Bloomingdale’s will also be launching the marketplace format on its website. “Our goal is next year,” Baer said, without being more specific on that timing. Bloomingdale’s and Macy’s, as well as Bluemercury, are divisions of Macy’s Inc.
With any marketplace, there are risks. Brands sometimes find themselves near other brands of inferior quality, affecting perceptions. Brands also risk cannibalizing their sales on one marketplace from another. In addition, if a consumer orders from a marketplace and is disappointed by a poor shipping experience (it arrives late or the wrong product is delivered) the marketplace might be blamed and its reputation suffer, even though it could be the fault of the brand handling the shipping.
However, Baer said with the Macy’s marketplace, it’s been “a year of intense work creating an exceptional experience for customers and sellers.” He emphasized that the marketplace platform has been “seamlessly integrated into Macy’s digital shopping experience, giving our customers access to an array of expertly curated products — from apparel and beauty to home improvement, toys, pet products and more.

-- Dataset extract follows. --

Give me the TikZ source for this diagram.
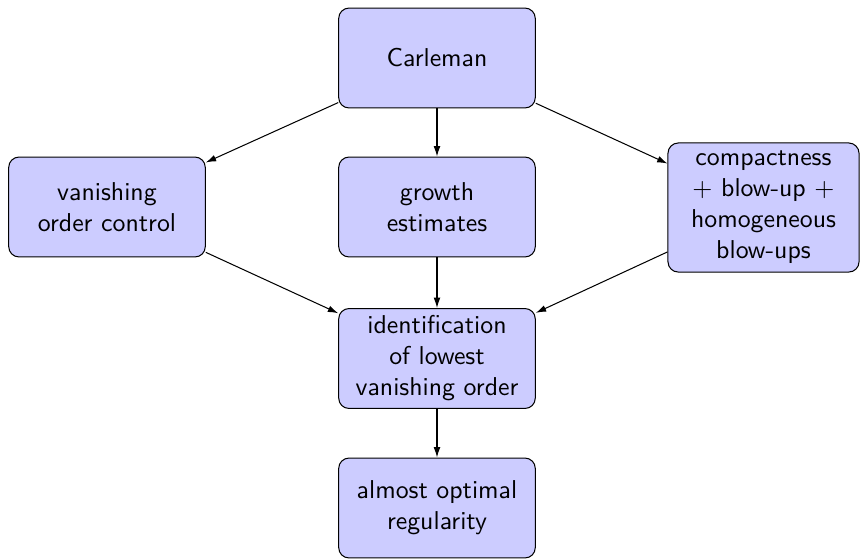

“What was really important for us is that we created the most seamless customer experience we could. The customer would have notification at the point of sale or on the item page, in terms of who the seller is and who would be fulfilling that product, and there are a couple of points of distinction in the post purchase experience as well,” Baer explained. “But we really made sure that as we were building the platform we were creating a best-in-class experience for marketplace transactions.”

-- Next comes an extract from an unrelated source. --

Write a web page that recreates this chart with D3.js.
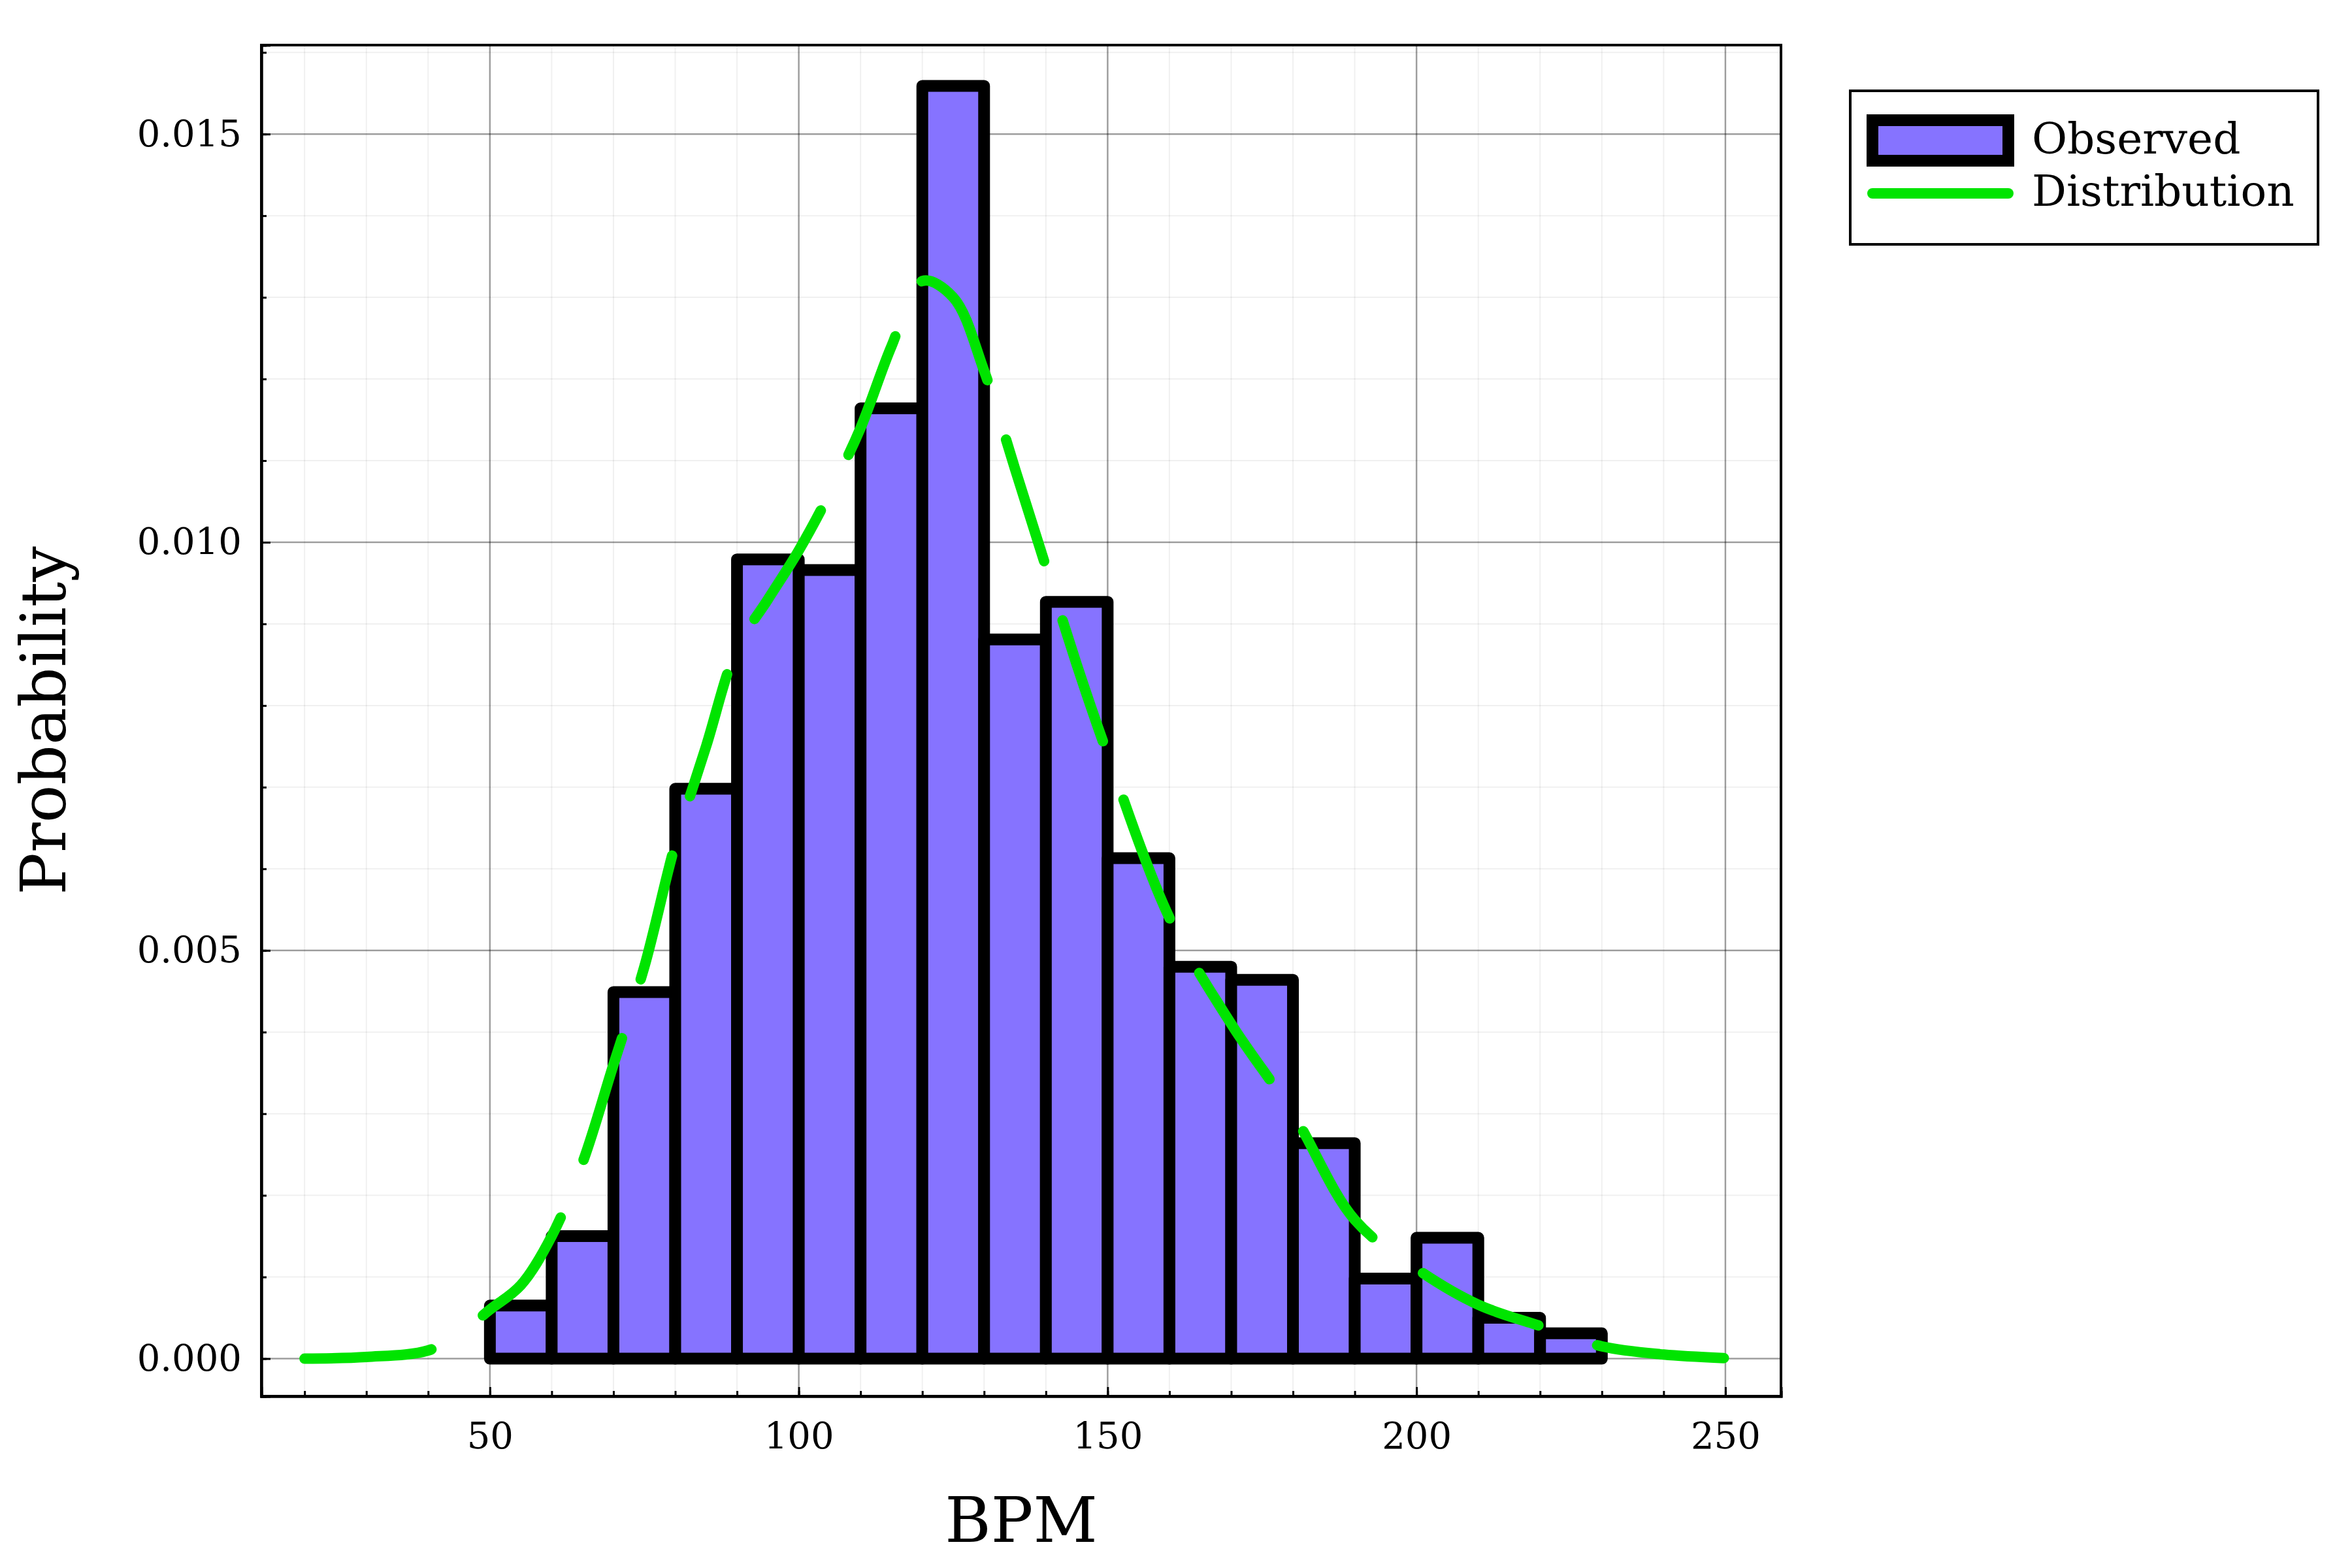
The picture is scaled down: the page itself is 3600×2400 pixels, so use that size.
<!DOCTYPE html>
<html><head><meta charset="utf-8">
<script src="https://cdn.jsdelivr.net/npm/d3@7"></script>
<style>body{margin:0;background:#fff}</style>
</head><body>
<script>
// histogram bins (BPM) and observed probability density
var binStart = [50,60,70,80,90,100,110,120,130,140,150,160,170,180,190,200,210,220];
var observed = [0.00065,0.0015,0.00449,0.00698,0.00979,0.00966,0.01164,0.01559,0.00881,0.00927,0.00613,0.0048,0.00464,0.00264,0.00098,0.00148,0.0005,0.00031];
var binWidth = 10;
// fitted distribution curve
var distX = [20,30,40,45,50,55,60,65,70,75,80,85,90,95,100,105,110,115,120,125,130,135,140,145,150,160,170,180,190,200,210,220,230,240,252];
var distY = [0,0.00002,0.0001,0.0003,0.0006,0.0009,0.0015,0.0024,0.0036,0.0048,0.0063,0.0075,0.0087,0.0093,0.0099,0.0106,0.0114,0.0124,0.0132,0.0130,0.0121,0.0109,0.0097,0.0085,0.0074,0.0054,0.0041,0.0030,0.0017,0.0011,0.00066,0.0004,0.00015,0.00005,0];
var xTicks = [50,100,150,200,250];
var yTicks = [0,0.005,0.01,0.015];

var W=3600,H=2400, L=400,R=2726,T=69,B=2137;
var svg=d3.select('body').append('svg').attr('width',W).attr('height',H);
var x=d3.scaleLinear().domain([13,259]).range([L,R]);
var y=d3.scaleLinear().domain([-0.00046,0.01609]).range([B,T]);
var font='"DejaVu Serif","Liberation Serif",serif';

var g=svg.append('g');
// minor grid
g.selectAll('.mx').data(d3.range(20,260,10)).enter().append('line')
 .attr('x1',d=>x(d)).attr('x2',d=>x(d)).attr('y1',T).attr('y2',B).attr('stroke','#000').attr('stroke-opacity',0.06).attr('stroke-width',2);
g.selectAll('.my').data(d3.range(0,0.0161,0.001)).enter().append('line')
 .attr('y1',d=>y(d)).attr('y2',d=>y(d)).attr('x1',L).attr('x2',R).attr('stroke','#000').attr('stroke-opacity',0.06).attr('stroke-width',2);
// major grid
g.selectAll('.gx').data(xTicks).enter().append('line')
 .attr('x1',d=>x(d)).attr('x2',d=>x(d)).attr('y1',T).attr('y2',B).attr('stroke','#000').attr('stroke-opacity',0.35).attr('stroke-width',2.5);
g.selectAll('.gy').data(yTicks).enter().append('line')
 .attr('y1',d=>y(d)).attr('y2',d=>y(d)).attr('x1',L).attr('x2',R).attr('stroke','#000').attr('stroke-opacity',0.35).attr('stroke-width',2.5);

// bars
g.selectAll('rect.bar').data(observed).enter().append('rect')
 .attr('x',(d,i)=>x(binStart[i])).attr('width',(d,i)=>x(binStart[i]+binWidth)-x(binStart[i]))
 .attr('y',d=>y(d)).attr('height',d=>y(0)-y(d))
 .attr('fill','#8673ff').attr('stroke','#000').attr('stroke-width',18).attr('stroke-linejoin','round');

// distribution
var line=d3.line().curve(d3.curveCatmullRom).x((d,i)=>x(distX[i])).y(d=>y(d));
g.append('path').attr('d',line(distY)).attr('fill','none').attr('stroke','#00e400')
 .attr('stroke-width',16).attr('stroke-linecap','round').attr('stroke-dasharray','195,95');

// frame
svg.append('rect').attr('x',L).attr('y',T).attr('width',R-L).attr('height',B-T).attr('fill','none').attr('stroke','#000').attr('stroke-width',4);

// axes
var xa=svg.append('g').attr('transform','translate(0,'+B+')')
 .call(d3.axisBottom(x).tickValues(xTicks).tickFormat(d3.format('d')).tickSize(-14).tickPadding(40));
xa.selectAll('.tick:first-of-type')
var xm=svg.append('g').attr('transform','translate(0,'+B+')')
 .call(d3.axisBottom(x).tickValues(d3.range(20,260,10)).tickFormat('').tickSize(-8));
var ya=svg.append('g').attr('transform','translate('+L+',0)')
 .call(d3.axisLeft(y).tickValues(yTicks).tickFormat(d3.format('.3f')).tickSize(-14).tickPadding(30));
var ym=svg.append('g').attr('transform','translate('+L+',0)')
 .call(d3.axisLeft(y).tickValues(d3.range(0,0.0161,0.001)).tickFormat('').tickSize(-8));
[xa,xm,ya,ym].forEach(a=>{a.select('.domain').attr('stroke','#000').attr('stroke-width',4);
 a.selectAll('.tick line').attr('stroke','#000').attr('stroke-width',3);
 a.selectAll('text').attr('font-family',font).attr('font-size',56).attr('fill','#000');});

svg.append('text').attr('x',(L+R)/2).attr('y',2360).attr('text-anchor','middle')
 .attr('font-family',font).attr('font-size',96).text('BPM');
svg.append('text').attr('transform','translate(100,'+((T+B)/2)+') rotate(-90)').attr('text-anchor','middle')
 .attr('font-family',font).attr('font-size',96).text('Probability');

// legend
var lg=svg.append('g').attr('transform','translate(2832,139)');
lg.append('rect').attr('width',716).attr('height',235).attr('fill','#fff').attr('stroke','#000').attr('stroke-width',4);
lg.append('rect').attr('x',34).attr('y',45).attr('width',208).attr('height',62).attr('fill','#8673ff').attr('stroke','#000').attr('stroke-width',18);
lg.append('line').attr('x1',34).attr('x2',242).attr('y1',157).attr('y2',157).attr('stroke','#00e400').attr('stroke-width',16).attr('stroke-linecap','round');
lg.append('text').attr('x',278).attr('y',96).attr('font-family',font).attr('font-size',66).text('Observed');
lg.append('text').attr('x',278).attr('y',176).attr('font-family',font).attr('font-size',66).text('Distribution');
</script>
</body></html>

Select Macy’s marketplace categories and new brands include:
- Baby and children’s apparel: Bonsie Baby, Dabble & Dollop, Wabi Baby.
- Beauty and wellness: L’Occitane, Mary Ruth’s.
- Electronics: LG, Samsung, Sony, TCL.
- Gifting:The Million Roses, Teaspressa, Wrappr.
- Home: Ettitude, Smeg, Sunday Citizen, W&P.
- Maternity: Everly Grey, Ingrid & Isabel.
- Pets: Little Beast.
- Toys and video games: Magna-Tiles.
“We are not focused on sku (stock keeping unit) growth, because it is so important for us that the assortment is curated,” Baer said. “So we are really focused on getting the right brands and categories on-site and making sure we are not creating any goals internally that would potentially dilute that customer experience.
With the initial 20 categories that Macy’s chose to focus on with marketplace, “a lot of those categories were really easy for us to identify based on what consumers were telling us and based on what they were expecting us to carry — things like beauty and wellness, or electronics or maternitywear, or pets,” Baer said, referring to pet accessories and other products, not the pets themselves.
“There is also some adjacency opportunities or expansion opportunities that might not be quite as obvious today, but will tomorrow as we continue to build out our Toys ‘R’ Us partnership. As we begin to enter video games through our marketplace platform, there then becomes natural extensions to other categories like sports cards and memorabilia. Even if it’s not our first choice today, it becomes a really obvious choice tomorrow, as we continue to expand our product offering.”
Macy’s marketplace is powered by Mirakl, a major marketplace technology company, and customized by Macy’s digital, merchant and technology teams.
“We made extensive research and identified what the best-in-class solutions are out there in order to provide the best seller experience,” Baer said. “We became very confident that Mirakl partnering with Macy’s was the right path forward to create the best experience and to get to market as quickly as possible.
“The Macy’s brand is very meaningful for customers. It stands for quality, curation, and we have a point of view that helps customers own their style. Our process in building the marketplace and identifying sellers and curating an assortment that we bring onto the platform is one that is highly creational and we have the best merchants in the world and they are involved in that process in terms of identifying the sellers and curating the assortment. We offer to customers an opportunity to access this assortment, that is also curated and aligned and has the right adjacencies to our existing owned and drop ship assortment,” he continued. “It also becomes a great benefit to sellers to have access to Macy’s really strong network of customers. It is a really awesome opportunity for sellers to get their products and brands exposure, and we have had a ton of success going to market and talking to prospective sellers that are so excited about the prospect.”
“Our marketplace complements our existing omnichannel strategy and is another platform we will use to find the most efficient distribution strategy for our partners. Not only will we continue to maximize brands and existing assortments, but we will use the marketplace to test and customize our assortments based on customer demand,” Josh Janos, Macy’s Inc. vice president of marketplace, said in a statement.
Last February, Macy’s Inc. chairman and chief executive officer Jeff Gennette said Macy’s has decided not to spin off its digital business, after a review of its operations. Macy’s had been under pressure from activist shareholder Jana Partners, to create separate dot-com and brick-and-mortar store businesses.
“This was a very comprehensive review…pressure-testing our strategy that we are maximizing shareholder value,” Gennette said.
The review was undertaken by the board along with management and AlixPartners, a leading retail consultancy that worked on Hudson’s Bay Co.’s separation of its dot-com and brick-and-mortar operations at the Saks Fifth Avenue, Hudson’s Bay and Saks Off 5th divisions.
“Key to the decision by Macy’s management and the board was that an integrated Macy’s delivered greater value than the separation of physical assets,” Gennette told WWD. They also concluded that spinning off the dot-com business would result in “really high” separation costs, as well as ongoing costs of operating separate companies, and execution risks, Gennette said.
Gennette added that Macy’s was heavily investing in its dot-com business and that the company’s three-year, $3 billion cap-ex budget was largely devoted to growing the digital business by launching a marketplace.